How Lissajous Patterns Are Formed
The formation of Lissajous figures on a CRO depends on:
-
Frequency Ratio between the two signals.
-
Phase Difference between the signals.
-
When the frequencies are equal and the phase difference is zero, the pattern appears as a straight line at a 45-degree angle.
-
If the frequencies are equal but out of phase, you get ellipses or circles.
-
If the frequencies are in simple ratios like 2:1 or 3:2, more complex looped patterns appear.
Frequency Measurement Using Lissajous Patterns
One of the key uses of Lissajous patterns in CRO is frequency measurement. If one signal’s frequency is known, the frequency of the unknown signal can be determined by observing the pattern.
Frequency of unknown signal = (Number of loops on Y-axis / Number of loops on X-axis) à Known frequency
This method works well for signals with stable and simple frequency relationships.
Phase Difference Measurement Using Lissajous Patterns
Lissajous figures also help in measuring phase difference between two signals of the same frequency. The shape of the ellipse or circle gives an indication of the phase difference.
-
Straight line at 45 degrees: Phase difference is 0°.
-
Straight line at -45 degrees: Phase difference is 180°.
-
Perfect circle: Phase difference is 90°.
-
Elliptical shape: Indicates intermediate phase differences between 0° and 180°.
Common Lissajous Patterns and Their Meaning
| Pattern Shape | Frequency Ratio | Phase Difference |
|---|---|---|
| Straight line (45°) | 1:1 | 0° phase difference |
| Straight line (negative slope) | 1:1 | 180° phase difference |
| Circle | 1:1 | 90° or 270° phase difference |
| Ellipse | 1:1 | Phase difference between 0° and 180° |
| Complex loops (figure-eight or more) | Multiple ratios (2:1, 3:2, etc.) | Indicates frequency ratios and relative phase |
Advantages of Using Lissajous Patterns in CRO
-
Simple Frequency Measurement: Quick way to find an unknown frequency by comparison.
-
Phase Difference Detection: Helps in understanding the relationship between two signals.
-
Visual Analysis: The patterns make signal relationships easy to interpret visually.
-
Troubleshooting Tool: Engineers use Lissajous patterns to identify mismatched signals and equipment faults.
Practical Applications of Lissajous Patterns
1. Signal Comparison in Communication
Lissajous patterns help verify if two signals are synchronized in frequency and phase, which is crucial in communication systems.
2. Testing Oscillators
Oscillator outputs can be checked against reference frequencies using Lissajous figures. If the output matches the reference frequency, simple patterns will appear.
3. Audio Equipment Calibration
In audio engineering, these patterns are used to compare audio signals and check stereo balance.

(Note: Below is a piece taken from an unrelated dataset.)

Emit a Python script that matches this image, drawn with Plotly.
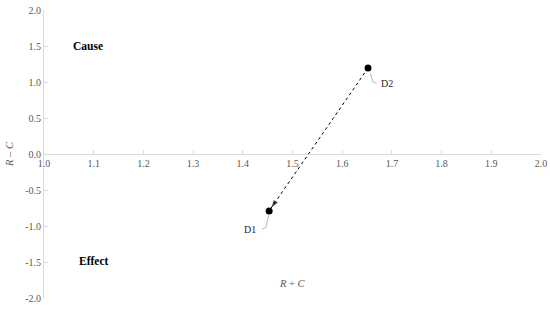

4. Electronic Education and Demonstration
Teachers and instructors use Lissajous patterns to help students understand phase relationships and frequency ratios in practical demonstrations.
How to Display Lissajous Patterns on CRO
To generate and observe Lissajous patterns:
-
Switch the CRO to X-Y mode.
-
Feed one signal to the horizontal input (X-axis).
-
Feed the other signal to the vertical input (Y-axis).
-
Adjust amplitude and frequency controls for clear patterns.
-
Observe the shape and count the loops to interpret the result.
Limitations of Lissajous Patterns
While Lissajous patterns are extremely useful, they come with limitations:
-
Limited to Stable Signals: The patterns are only useful for signals with stable and simple frequency relationships.
-
Not Ideal for High-Frequency Signals: At very high frequencies, the patterns can become difficult to interpret.
-
Accuracy Issues: Measuring frequencies using Lissajous figures is approximate and may not be as precise as modern frequency counters.
Modern Relevance of Lissajous Patterns
Despite the availability of advanced digital oscilloscopes and frequency meters, Lissajous patterns are still used in educational settings and for quick visual comparisons. They provide a simple, intuitive way to compare two signals, making them valuable for both beginners and experienced engineers.
Additionally, Lissajous curves have found artistic uses in animations and design because of their visually appealing shapes.
The Lissajous pattern in CRO is a visual representation that helps in comparing two signals by displaying their frequency ratio and phase difference. These patterns form interesting shapes like lines, circles, ellipses, and loops, each with specific meanings about the signals being analyzed.
Used in frequency measurement, phase detection, and troubleshooting, Lissajous patterns are a powerful tool for engineers and students alike. Although digital technology has introduced more precise measuring devices, the simplicity and elegance of Lissajous patterns in CRO continue to make them a timeless method for understanding signal relationships.
In short, understanding what Lissajous patterns are and how to use them can improve your ability to analyze and troubleshoot electronic circuits, making this knowledge an essential part of working with oscilloscopes and signal analysis.